Problem description -
Extract from the listing each line in which the word "matplotlib" appears.

-- START Provided data --

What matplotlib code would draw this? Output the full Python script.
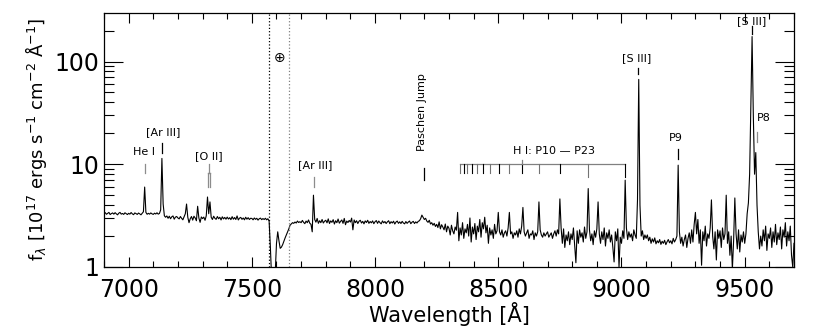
import numpy as np
import matplotlib
matplotlib.use("Agg")
import matplotlib.pyplot as plt
from matplotlib.ticker import FixedLocator, NullFormatter, MultipleLocator

# wavelength grid of the spectrum (5 A per sample)
wave = np.arange(6900, 9705, 5)

# flux in 1e-17 erg/s/cm2/A (100 A per row)
flux_blue = [
    3.30, 3.38, 3.26, 3.33, 3.40, 3.24, 3.31, 3.36, 3.27, 3.38, 3.29, 3.22, 3.34, 3.40, 3.27, 3.32, 3.25, 3.37, 3.30, 3.24,
    3.33, 3.27, 3.39, 3.29, 3.23, 3.36, 3.31, 3.25, 3.35, 3.29, 3.22, 3.33, 3.45, 6.00, 3.40, 3.26, 3.33, 3.27, 3.36, 3.29,
    3.25, 3.34, 3.28, 3.37, 3.27, 3.32, 3.60, 11.4, 4.10, 3.15, 3.05, 3.14, 2.98, 3.12, 2.95, 3.08, 3.14, 2.92, 3.06, 3.10,
    3.00, 2.94, 3.10, 2.98, 2.88, 3.08, 3.30, 4.10, 3.05, 2.70, 2.95, 3.10, 2.86, 3.12, 3.00, 2.82, 3.90, 3.00, 2.72, 3.07,
    2.96, 3.06, 2.85, 3.15, 4.80, 3.30, 4.30, 3.05, 2.90, 3.12, 2.98, 2.91, 3.10, 2.95, 3.05, 2.87, 3.08, 2.94, 3.04, 2.92,
    3.06, 2.93, 3.02, 2.89, 3.09, 2.92, 3.03, 2.90, 3.14, 2.87, 2.99, 3.04, 2.91, 3.00, 2.88, 3.05, 2.92, 3.02, 2.90, 2.98,
]
flux_telluric = [
    2.97, 2.88, 3.00, 2.91, 2.98, 2.86, 2.95, 2.99, 2.89, 2.96, 2.90, 2.98, 2.88, 2.95, 2.80, 1.60, 0.80, 0.55, 0.60, 0.90,
    1.70, 2.20, 1.80, 1.52, 1.56, 1.65, 1.78, 1.92, 2.05, 2.20, 2.35, 2.55, 2.62, 2.70, 2.66, 2.74, 2.68, 2.80, 2.71, 2.76,
]
flux_mid = [
    2.70, 2.84, 2.72, 2.64, 2.80, 2.70, 2.87, 2.67, 2.60, 2.20, 5.00, 2.90, 2.73, 2.97, 2.66, 2.82, 2.70, 2.90, 2.68, 2.79,
    2.85, 2.69, 2.94, 2.65, 2.81, 2.72, 2.89, 2.62, 2.82, 2.70, 2.93, 2.67, 2.78, 2.87, 2.66, 2.97, 2.58, 2.80, 2.71, 2.84,
    2.74, 2.99, 2.30, 2.87, 2.70, 2.82, 2.65, 2.79, 2.85, 2.68, 2.78, 2.63, 2.81, 2.71, 2.85, 2.66, 2.77, 2.69, 2.81, 2.64,
    2.76, 2.83, 2.66, 2.80, 2.70, 2.63, 2.81, 2.69, 2.77, 2.65, 2.75, 2.82, 2.64, 2.76, 2.68, 2.79, 2.62, 2.74, 2.80, 2.66,
    2.75, 2.65, 2.78, 2.68, 2.63, 2.77, 2.66, 2.74, 2.80, 2.64, 2.73, 2.78, 2.65, 2.75, 2.68, 2.78, 2.82, 2.95, 3.20, 3.05,
    2.90, 2.98, 2.80, 2.72, 2.85, 2.62, 2.70, 2.55, 2.66, 2.48, 2.60, 2.42, 2.75, 2.35, 2.58, 2.45, 2.30, 2.62, 2.20, 2.50,
]
flux_red = [
    2.38, 2.05, 2.55, 2.25, 2.10, 2.45, 2.28, 3.40, 1.80, 2.40, 2.05, 2.70, 1.90, 2.35, 2.15, 2.60, 2.00, 3.00, 1.75, 2.45,
    2.10, 2.65, 1.85, 2.50, 2.20, 2.90, 1.95, 2.70, 2.35, 3.05, 2.15, 2.55, 1.70, 2.40, 2.05, 2.30, 1.90, 2.60, 2.10, 2.25,
    3.40, 2.20, 2.05, 2.30, 1.95, 2.15, 2.25, 2.00, 2.40, 3.40, 2.10, 2.20, 1.90, 2.15, 2.05, 2.25, 1.95, 2.35, 2.10, 2.50,
    3.80, 2.20, 2.00, 2.15, 2.30, 1.90, 2.10, 2.05, 2.25, 1.85, 2.15, 2.00, 2.20, 4.30, 2.30, 2.05, 1.95, 2.15, 2.00, 2.10,
    2.20, 1.95, 2.05, 2.15, 1.90, 2.10, 2.25, 2.00, 2.30, 2.10, 4.60, 2.40, 1.70, 2.35, 1.55, 2.05, 1.80, 2.20, 1.65, 2.10,
    1.85, 2.40, 1.60, 1.10, 2.25, 1.70, 2.30, 1.95, 2.15, 1.75, 2.45, 1.90, 2.20, 5.80, 2.30, 1.80, 2.10, 1.65, 2.25, 1.95,
    2.35, 4.30, 2.10, 1.70, 2.20, 1.85, 2.40, 1.60, 2.15, 1.90, 2.30, 1.75, 2.05, 1.55, 1.12, 2.20, 1.80, 2.35, 1.00, 1.95,
    1.70, 2.25, 1.90, 7.00, 2.40, 1.85, 2.20, 1.95, 2.10, 1.80, 2.30, 2.05, 1.90, 4.50, 67.0, 4.00, 2.00, 2.25, 1.85, 2.05,
    1.90, 2.05, 1.80, 1.95, 1.70, 1.88, 1.75, 1.92, 1.68, 1.80, 1.72, 1.85, 1.66, 1.78, 1.70, 1.82, 1.65, 1.76, 1.85, 1.72,
    1.80, 1.68, 1.90, 1.75, 1.85, 2.00, 9.80, 2.20, 1.70, 1.95, 1.60, 1.85, 2.05, 1.55, 1.90, 2.15, 1.70, 2.30, 1.75, 2.60,
    3.40, 2.10, 2.90, 1.70, 2.30, 1.04, 2.20, 1.80, 2.50, 1.60, 2.10, 1.90, 2.40, 4.50, 2.00, 1.50, 2.20, 1.17, 2.30, 1.90,
    2.25, 1.55, 2.40, 1.85, 2.10, 5.00, 1.70, 2.20, 1.30, 2.00, 0.95, 1.80, 4.70, 2.10, 1.50, 2.30, 1.40, 2.05, 1.75, 2.20,
    1.70, 2.10, 3.30, 4.20, 8.00, 40.0, 175., 30.0, 8.00, 13.0, 4.00, 2.20, 1.50, 2.00, 1.60, 2.30, 1.80, 2.50, 1.45, 2.10,
    1.90, 2.40, 1.55, 2.20, 1.75, 2.60, 1.65, 2.15, 1.85, 2.45, 1.50, 2.30, 1.95, 2.70, 1.60, 2.20, 1.80, 2.50, 1.30, 1.00,
    1.70,
]
flux = np.array(flux_blue + flux_telluric + flux_mid + flux_red)

# line identifications
line_names = ['He I', '[Ar III]', '[O II]', '[Ar III]', '[S III]', 'P9', '[S III]', 'P8']
line_waves = [7065, 7136, 7325, 7751, 9069, 9229, 9531, 9548]
# Paschen series P10 ... P23
paschen_waves = [9015, 8863, 8750, 8665, 8598, 8545, 8502, 8467, 8437, 8413, 8392, 8374, 8359, 8345]
paschen_jump = 8195
telluric = [7570, 7650]

fig = plt.figure(figsize=(8.3, 3.32), dpi=100)
ax = fig.add_axes([0.1253, 0.1958, 0.8313, 0.7665])

ax.plot(wave, flux, color='black', lw=0.8)
ax.set_yscale('log')
ax.set_xlim(6900, 9700)
ax.set_ylim(1, 300)

# telluric A band
ax.axvline(telluric[0], color='black', ls=':', lw=0.9)
ax.axvline(telluric[1], color='0.5', ls=':', lw=0.9)
ax.text(np.mean(telluric), 108, r'$\oplus$', ha='center', va='center', fontsize=10)

# labels: (text x, text y, tick bottom, tick top, tick colour)
lab_pos = [
    (7062, 13.2, 8.2, 10.0, '0.55'),
    (7139, 20.5, 12.8, 16.0, 'black'),
    (7326, 12.0, 8.2, 10.0, '0.55'),
    (7756, 9.8, 6.0, 7.5, '0.55'),
    (9060, 109, 76, 87, 'black'),
    (9220, 18.0, 11.2, 14.0, 'black'),
    (9528, 245, 187, 223, 'black'),
    (9576, 28.5, 16.3, 20.4, '0.55'),
]
for name, w, (tx, ty, y0, y1, c) in zip(line_names, line_waves, lab_pos):
    ax.text(tx, ty, name, ha='center', va='center', fontsize=8)
    if name == '[O II]':
        # forked marker for the doublet
        ax.plot([w, w], [y0, y1], color=c, lw=0.9)
        ax.plot([w - 4, w + 4], [y0, y0], color=c, lw=0.9)
        ax.plot([w - 4, w - 4], [6.0, y0], color=c, lw=0.9)
        ax.plot([w + 4, w + 4], [6.0, y0], color=c, lw=0.9)
    else:
        ax.plot([w, w], [y0, y1], color=c, lw=0.9)

# Paschen jump
ax.text(paschen_jump - 5, 32, 'Paschen Jump', rotation=90, ha='center', va='center', fontsize=8)
ax.plot([paschen_jump + 5, paschen_jump + 5], [7.0, 9.1], color='black', lw=0.9)

# H I comb
ax.plot([min(paschen_waves), max(paschen_waves)], [10, 10], color='0.5', lw=0.9)
for i, w in enumerate(paschen_waves):
    ybot = 7.5 if i < 2 else 8.2
    ax.plot([w, w], [ybot, 10], color='0.45' if i % 2 else 'black', lw=0.8)
ax.plot([8598, 8598], [10, 10.9], color='0.5', lw=0.9)
ax.text(8725, 13.6, 'H I: P10 \u2014 P23', ha='center', va='center', fontsize=8)

# axes and ticks in IDL style
ax.set_yticks([1, 10, 100])
ax.set_yticklabels(['1', '10', '100'])
ax.yaxis.set_minor_locator(FixedLocator([k * 10 ** d for d in range(0, 3) for k in range(2, 10) if k * 10 ** d < 300]))
ax.yaxis.set_minor_formatter(NullFormatter())
ax.xaxis.set_major_locator(MultipleLocator(500))
ax.xaxis.set_minor_locator(MultipleLocator(100))
ax.tick_params(which='both', direction='in', top=True, right=True, width=0.8)
ax.tick_params(which='major', axis='y', length=14, labelsize=17)
ax.tick_params(which='minor', axis='y', length=7)
ax.tick_params(which='major', axis='x', length=7, labelsize=17, pad=8)
ax.tick_params(which='minor', axis='x', length=4)
for s in ax.spines.values():
    s.set_linewidth(0.9)

ax.set_xlabel('Wavelength [Å]', fontsize=15, labelpad=0)
ax.set_ylabel(r'f$_\lambda$ [10$^{17}$ ergs s$^{-1}$ cm$^{-2}$ Å$^{-1}$]', fontsize=13, labelpad=4)

fig.savefig('out.png', dpi=100)
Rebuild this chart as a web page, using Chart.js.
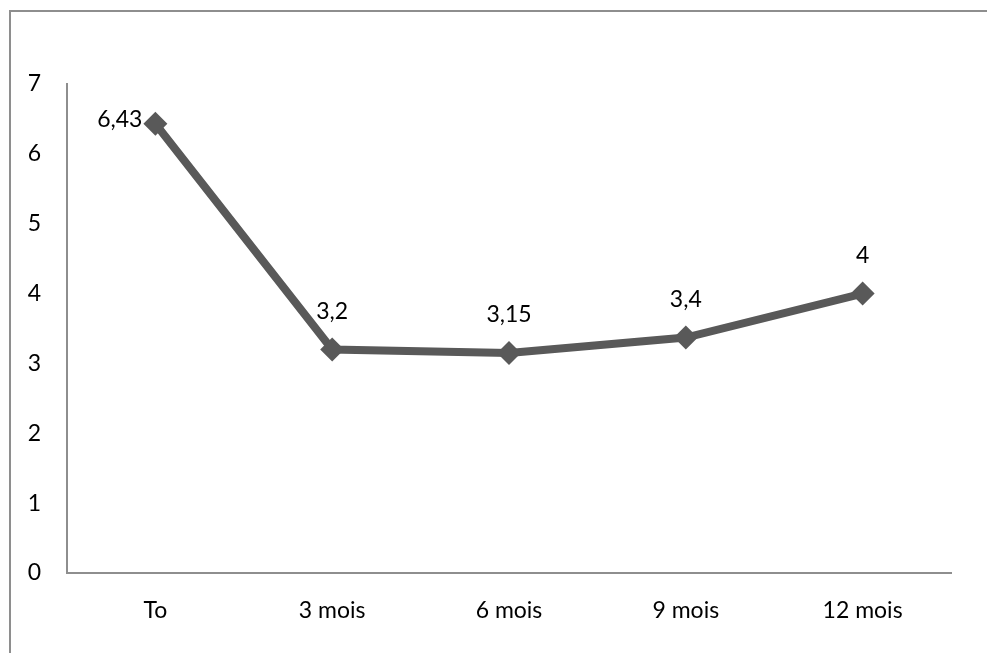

-- END Provided data --

Answer below -
What matplotlib code would draw this? Output the full Python script.
import matplotlib
matplotlib.use("Agg")
import matplotlib.pyplot as plt
from matplotlib.ticker import FixedLocator, NullFormatter, MultipleLocator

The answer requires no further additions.